Se dice que no hay mayor defensa que un buen ataque, lo cual servirá para una acción militar, pero en la vida cotidiana si el susodicho ataque se reviste con el furor de la ofensa, se pone al descubierto la inmensa fragilidad del que hace uso de ella. Soberbia, tendencia a la ira, revanchismo, resentimiento, marcado ego… En suma que las palabras gruesas, descalificativas, que se lanzan como dardos hacia quien se cree objetivo de un ataque personal son propias de alguien que no es refractario a las ideas, opiniones o maneras de pensar de otros, y no se muestra dispuesto a admitir su error.

Le hiere sentirse en el centro de la diana y puede llegar a creerse sus propias mentiras defendiéndolas a capa y espada. Es una persona vulnerable, y a la par autoritaria, débil frente a cualquier emoción que no es capaz de gestionar. No solo le falta templanza y afán de conciliación, también se hunde en el fango de la conflictividad porque cerrándose al diálogo clausura la paz. Quien se deja atrapar por la ofensa es insaciable. Persiguiendo su propia autoprotección no cejará en su intento de hundir en las cloacas más abyectas a quienes considere sus enemigos. Y no hay que olvidar que esta actitud combativa es un boomerang. En palabras de Vicenzo Monti: “Las injurias son como las procesiones, regresan siempre al lugar de donde partieron”.
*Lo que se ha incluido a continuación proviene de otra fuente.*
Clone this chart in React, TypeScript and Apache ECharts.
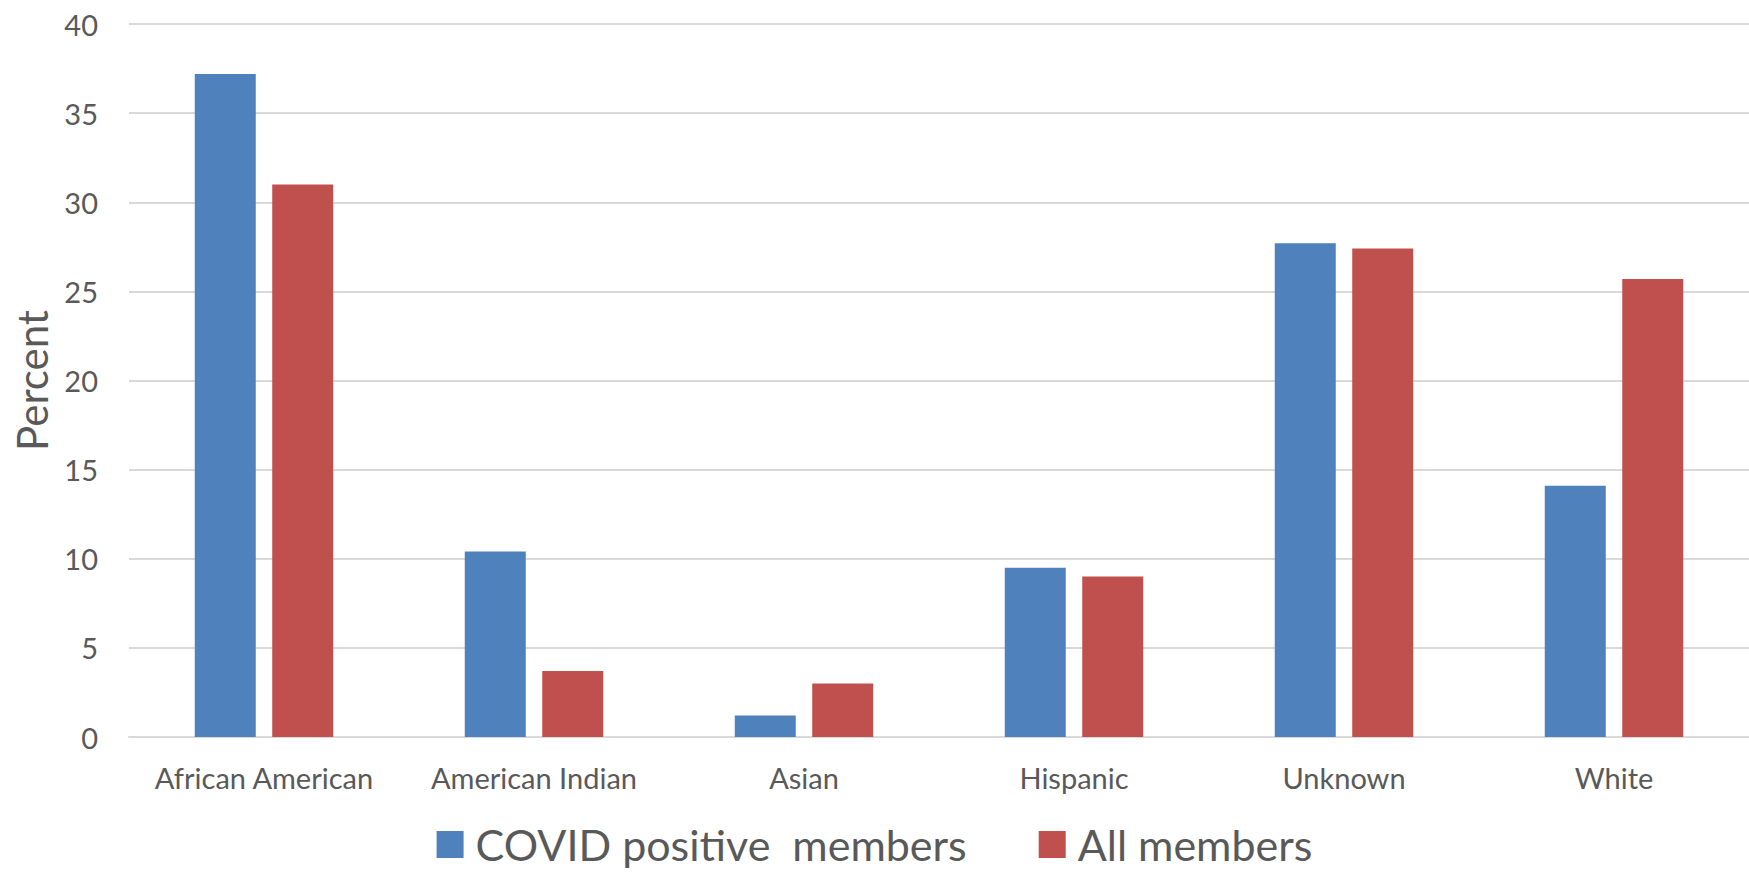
import React, { useEffect, useRef } from "react";
import * as echarts from "echarts";

const categories = ["African American", "American Indian", "Asian", "Hispanic", "Unknown", "White"];
const covidPositive = [37.2, 10.4, 1.2, 9.5, 27.7, 14.1];
const allMembers = [31.0, 3.7, 3.0, 9.0, 27.4, 25.7];
const seriesNames = ["COVID positive  members", "All members"];
const yTicks = { min: 0, max: 40, interval: 5 };

const FONT = "Lato";
const TEXT = "#595959";

export default function App() {
  const ref = useRef<HTMLDivElement>(null);
  useEffect(() => {
    document.body.style.margin = "0";
    const chart = echarts.init(ref.current!, undefined, { renderer: "svg" });
    chart.setOption({
      animation: false,
      backgroundColor: "#ffffff",
      textStyle: { fontFamily: FONT, color: TEXT },
      grid: {
        left: 129,
        right: 0,
        top: 24,
        bottom: 137,
        containLabel: false,
        outerBoundsMode: "none",
      },
      legend: {
        data: seriesNames,
        top: 823,
        left: "center",
        itemWidth: 27,
        itemHeight: 27,
        itemGap: 72,
        icon: "rect",
        padding: 0,
        textStyle: {
          fontFamily: FONT,
          fontSize: 43,
          lineHeight: 43,
          color: TEXT,
          padding: [0, 0, 0, 7],
        },
      },
      xAxis: {
        type: "category",
        data: categories,
        axisLine: { show: true, lineStyle: { color: "#d9d9d9", width: 2 } },
        axisTick: { show: false },
        axisLabel: { fontFamily: FONT, fontSize: 29, color: TEXT, margin: 26, interval: 0 },
      },
      yAxis: {
        type: "value",
        min: yTicks.min,
        max: yTicks.max,
        interval: yTicks.interval,
        name: "Percent",
        nameLocation: "middle",
        nameRotate: 90,
        nameGap: 76,
        nameTextStyle: { fontFamily: FONT, fontSize: 42, color: TEXT },
        axisLine: { show: false },
        axisTick: { show: false },
        axisLabel: { fontFamily: FONT, fontSize: 29, color: TEXT, margin: 31 },
        splitLine: { lineStyle: { color: "#d9d9d9", width: 2 } },
      },
      series: [
        {
          name: seriesNames[0],
          type: "bar",
          data: covidPositive,
          barWidth: 61,
          barGap: "27%",
          itemStyle: { color: "#4F81BD" },
        },
        {
          name: seriesNames[1],
          type: "bar",
          data: allMembers,
          barWidth: 61,
          barGap: "27%",
          itemStyle: { color: "#C0504D" },
        },
      ],
    });
    return () => chart.dispose();
  }, []);
  return <div ref={ref} style={{ width: 1749, height: 874 }} />;
}
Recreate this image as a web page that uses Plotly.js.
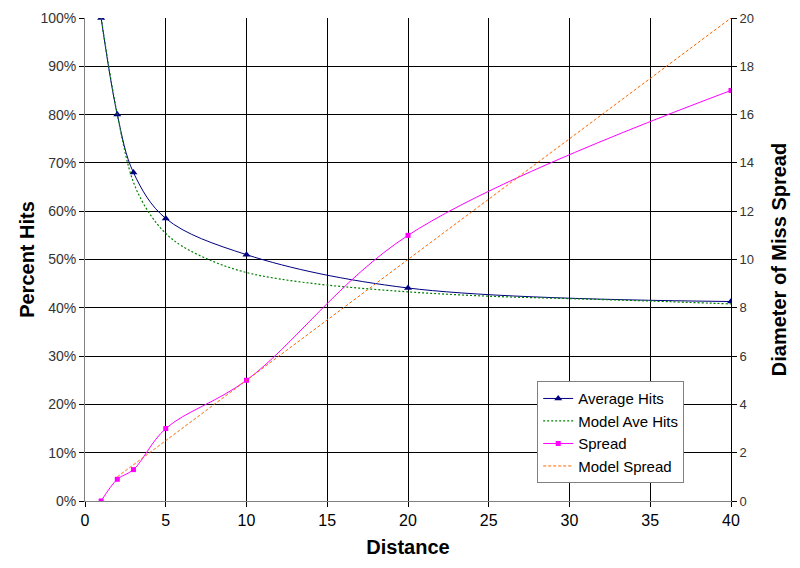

El daño que inflige una ofensa no es fácil de restañar. No se trata únicamente de una cuestión moral. El respeto a la dignidad del otro, un derecho que todos tenemos, exige compostura. Y si hay que arrepentirse de algo, pedir perdón, habrá que actuar admitiendo el equívoco y el error en cuestión, especialmente en aquellas circunstancias en las que los hechos sean punibles, aunque es una conducta más que conveniente en cualquier situación; debería ser la actitud ordinaria. Nadie estamos en posesión de la verdad; todos somos proclives a tropezar en la vida. Lo que no se puede hacer es justificar los extravíos personales arremetiendo bravamente contra los demás, emprendiendo una carrera de despropósitos verbales a cual más destructivos. Los único que conseguirán es abrir una sima que termina engullendo a otras personas y devorando la deseable convivencia. “Es más honroso huir las injurias callando, que vencerlas contestando a ellas”, decía san Gregorio Magno.

Admitir la equivocación no es derrota; es victoria. Quien se niega a sí mismo el bien echando nauseabundo cieno sobre los demás es el primero que se pone en evidencia.